I must leave quickly, and without delay I'm departing the day after tomorrow, on Wednesday. As far as the failure of "The Tempest" is concerned, this has faded into the background and depresses me little today. That is, I mean the failure it evoked in me. I have reconciled myself to this circumstance based on the fact that, after the opera and suite [4], I shall finally write a model symphonic composition. So, up to my last breath, it seems, I shall only strive for mastery and never achieve it. I lack something, that much I feel, but there's nothing I can do.

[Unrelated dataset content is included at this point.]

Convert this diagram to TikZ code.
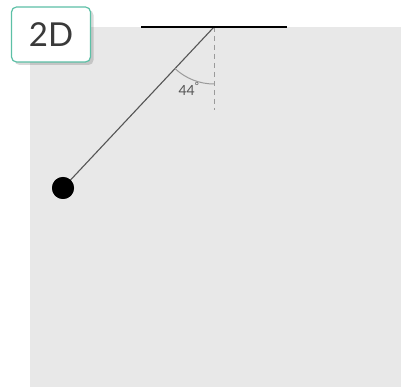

My head no longer aches. The weather is marvellous, and I've been walking like crazy. I breakfasted in a stylish restaurant. I'm sending you a newspaper clipping on yesterday's concert. The newspaper is the Paris-Journal. Kisses.

Yours P. Tchaikovsky

Show Tolya this letter. I ask his forgiveness that he will have to read of my amorous adventures. Regarding Abaza [5], I resolutely refuse to visit her.

Notes and References

  1. "mansarde" (French) = an attic apartment.
  2. "assomoir" (French) = a tavern.
  3. "calinerie" (French) = tenderness.
  4. The opera The Maid of Orleans and the Suite No. 1, Op. 43.
  5. The singer and socialite Yuliya Abaza (1830–1915), who lived in Saint Petersburg.